One day he said, “I’m not sure I want to tie myself down to just one person forever.”
I replied, “I’m not sure I want to be monogamous with anybody ever again.”
We sort of looked at each other, and if we’d gone the traditional route the relationship would have been over right there, because we were both so not ready for a monogamous relationship like traditional American marriage. I suggested that we marry with the possibility of adding other people to our sex life down the road. We didn’t have a plan for how to do it, and we didn’t know there was a word for what we were trying to accomplish. It was a fan at a signing that first introduced the word, polyamory, to us. We knew monogamy was not what we wanted, so we set out to find something else, something that worked for us as a couple.
I really can’t tell you how to bring up the idea of polyamory into an already existing monogamous relationship, because I’ve never done it.

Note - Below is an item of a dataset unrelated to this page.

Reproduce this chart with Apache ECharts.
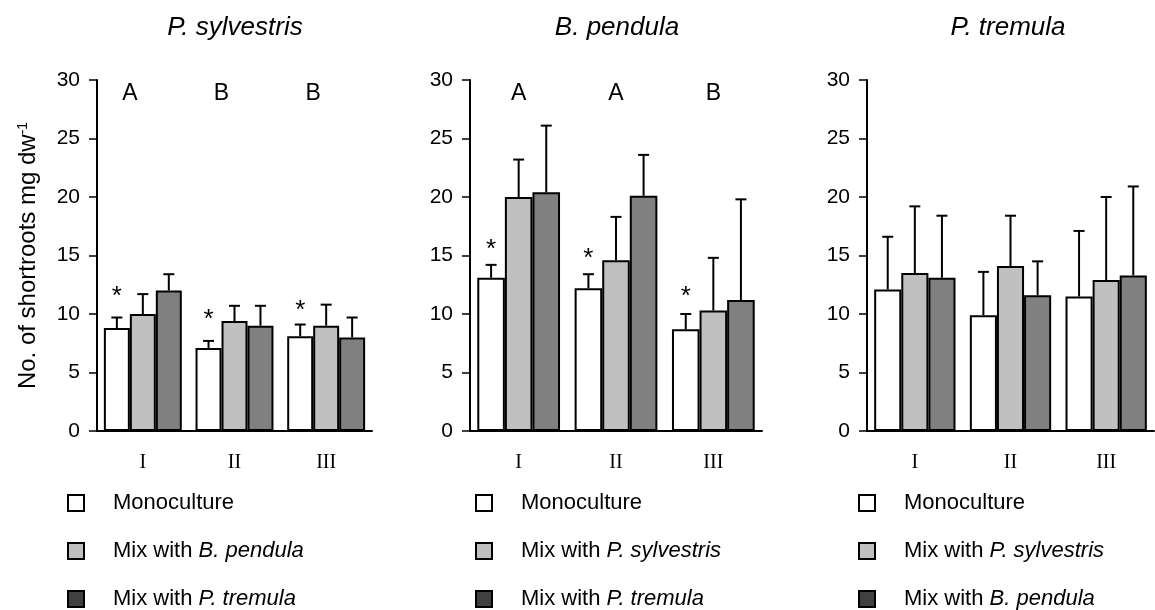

One thing I do know is that polyamory isn’t a fix for a marriage that is already in trouble. If you’re relationship is in trouble, go to a marriage counselor, or to your local clergy. Go to someone that can help you work on your issues both as individuals and as a couple, because what I’ve found is that a couple’s issues are usually a mix of individual issues that have never been addressed and problems within the couple itself. This holds true whether it’s two, four, or more, involved in the relationship.
Poly is not a cure all for failing marriages, in fact, if the base relationship isn’t strong enough, poly can be the death knell because often the couple isn’t poly at all, they’re just unhappy. Poly won’t fix what’s wrong in the initial couple’s relationship, that has to be strong to begin with to add other people into the mix. Strength builds on top of strength; a weak foundation will bring down the house that’s built upon it, so first your foundation needs to be solid. Only then can you add more weight, and extra people, extra relationships, are more “weight”. You have to be ready for that weight, or it will crush you.
I’m being so adamant in the above because I get far too many people asking me about poly as a “cure” for a marriage that isn’t working. People say, they’re bored and want to bring up poly to their spouse so they can add spice to their marriage. Poly isn’t about adding spice to your relationship, poly is a lifestyle choice. It is a way of dating, forming a domestic partnership, making a family. It is not just an addition to add to your life like date nights, or lingerie.
I know this doesn’t answer all the questions we’ve been getting about polyamory, but I hope it at least answers some of the basic ones. I also hope that it puts to rest this idea that people have that poly is an easy fix for a flagging relationship, or that poly is some fancy word for cheating on your spouse, because it is the opposite of cheating and it is far from easy. Think about the time, effort, and work it requires everyday in any marriage, now think about multiplying that by a factor of two, or more, and that’s what polyamory is. Its totally worth it for those of us who are wired this way, but it’s not a choice to be made lightly and there’s nothing easy about adding extra people to any relationship. Good, solid relationships whether monogamous or polyamorous, are not for wimps.
The picture is of the joined hands of our foursome; Jonathon, Genevieve, Spike, and me.